What difference would it make if we all ate seasonal food?
Should we all be considering switching to a diet made up of seasonal food?
It’s a big question, and the impact could be huge too. How would it affect the food system? What difference would it make to the planet?
In theory, only eating foods that are produced in your region at certain times of the year should mean fewer carbon emissions and less waste.
But how big an impact would it really have? How likely is it that such a big change can be affected? And would it really benefit all of us?
Our guest in this episode of the podcast is the food entrepreneur, Emilie Vanpoperinghe.
Emilie is co-founder of Oddbox, a company that delivers thousands of boxes of in-season fruit and vegetables every week as part of its fight to make the world more sustainable.
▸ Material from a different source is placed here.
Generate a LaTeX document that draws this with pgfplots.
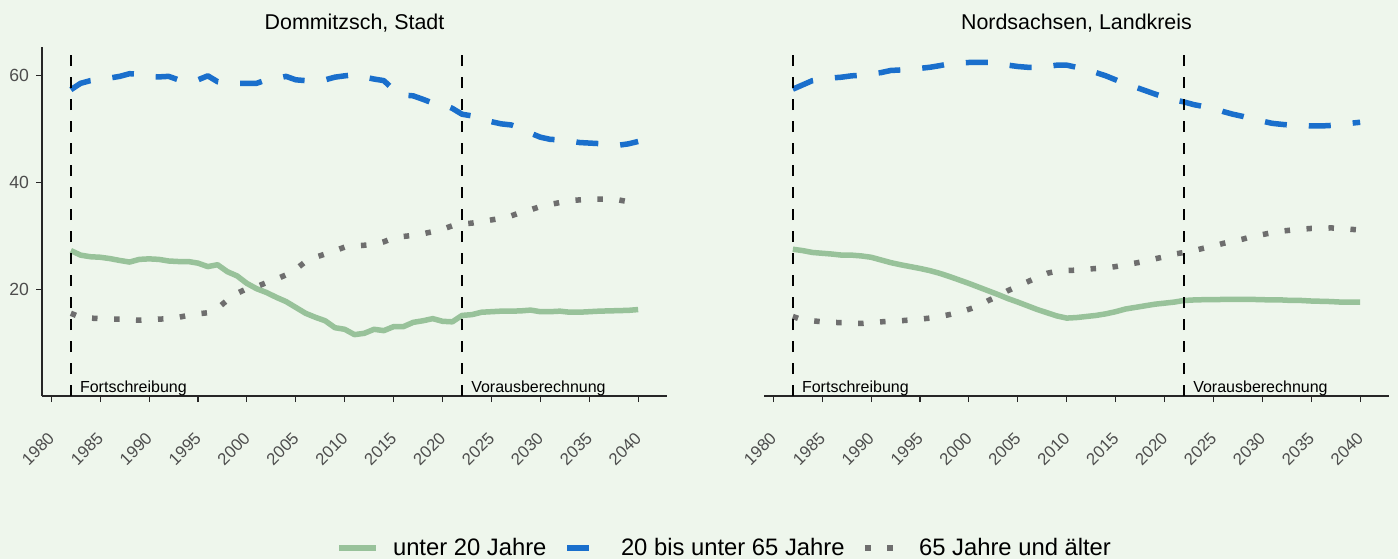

Oddbox has one of the clearest tag-lines around: Wonky Fruit & Veg | Deliciously Odd & Delivered to Your Door.
Listen to the full episode to find out more about Emilie and Oddbox, why she believes switching to a seasonal diet could have a dramatic impact on the environment, and how the idea of seasonal eating fits, or otherwise, with the cost of living crisis.
Emilie Vanpoperinghe, Co-founder, Oddbox
Oddbox is a sustainable fruit and veg box tackling food waste. Oddbox rescues delicious fresh fruit and veg which is deemed ‘too big’, ‘too ugly’, the ‘wrong’ colour, or ‘too many’ from going to waste.
A supply-led model, Oddbox partners with growers throughout the UK to box up and deliver this ‘too odd’ or ‘too many’ produce to a food waste fighting community across the UK.
With every box its community reduces food waste, saves CO2 and water.
Since its inception in 2016, the business has distributed over 5 million boxes, with its community rescuing a combined 30,000 tonnes of fresh fruit and veg.
Emilie has over 15 years’ project and team management experience in Fortune 500 companies (3M and BT) across the globe. She was previously Director of Finance & Operations for Girl Effect, an international NGO set up by the Nike Foundation, working in developing countries to empower adolescent girls to reach their potential.
Before that, she worked close to 10 years in finance in the corporate sector in France, India and the UK.
Emilie is originally from northern France and has been in the UK for the past 10 years. Her grandparents were potato farmers and so she knows what it takes to grow fresh produce.